La gouverneure du Michigan, Gretchen Whitmer, démocrate et proche alliée du président Joe Biden et dont la fortune politique dépend du soutien des groupes environnementaux de l’État, a ordonné la fermeture de la canalisation 5 en novembre 2020, craignant une catastrophe écologique dans le détroit. 

Enbridge a riposté, arguant que Mme Whitmer et la procureure générale de l’État, Dana Nessel, avaient outrepassé leur compétence et que l’affaire devait être entendue devant un tribunal fédéral. À la fin de l’année dernière, la juge du tribunal de district Janet Neff s’est montrée d’accord avec Enbridge sur la question de la compétence. 

C’est alors que Mmes Whitmer et Nessel ont brusquement retiré leur plainte, choisissant plutôt de se concentrer sur une affaire distincte, mais similaire, qui était débattue devant un tribunal de circuit, mais qui était dormante depuis 2019. 

Les critiques veulent que la canalisation 5 soit fermée, arguant que ce n’est qu’une question de temps avant qu’une catastrophe soit déclenchée dans l’un des bassins versants les plus importants de la région.

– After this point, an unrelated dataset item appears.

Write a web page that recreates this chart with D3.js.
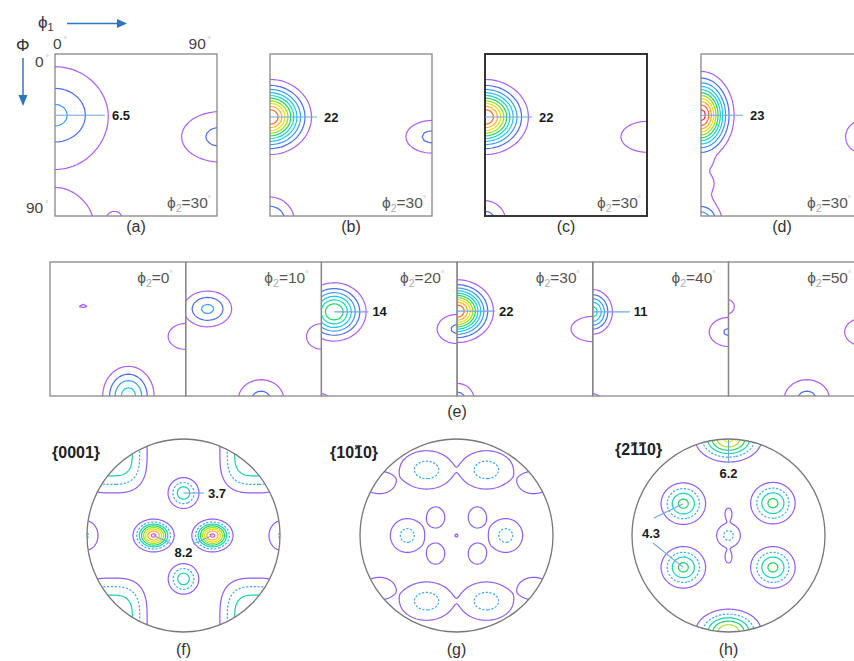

Les promoteurs considèrent le pipeline comme une source d’énergie vitale et indispensable pour plusieurs États du Midwest, dont le Michigan, l’Ohio et la Pennsylvanie, en particulier pour ce qui est du propane. C’est également une source clé de matières premières pour les raffineries essentielles du côté nord de la frontière, y compris celles qui fournissent du carburéacteur à certains des aéroports les plus achalandés du Canada.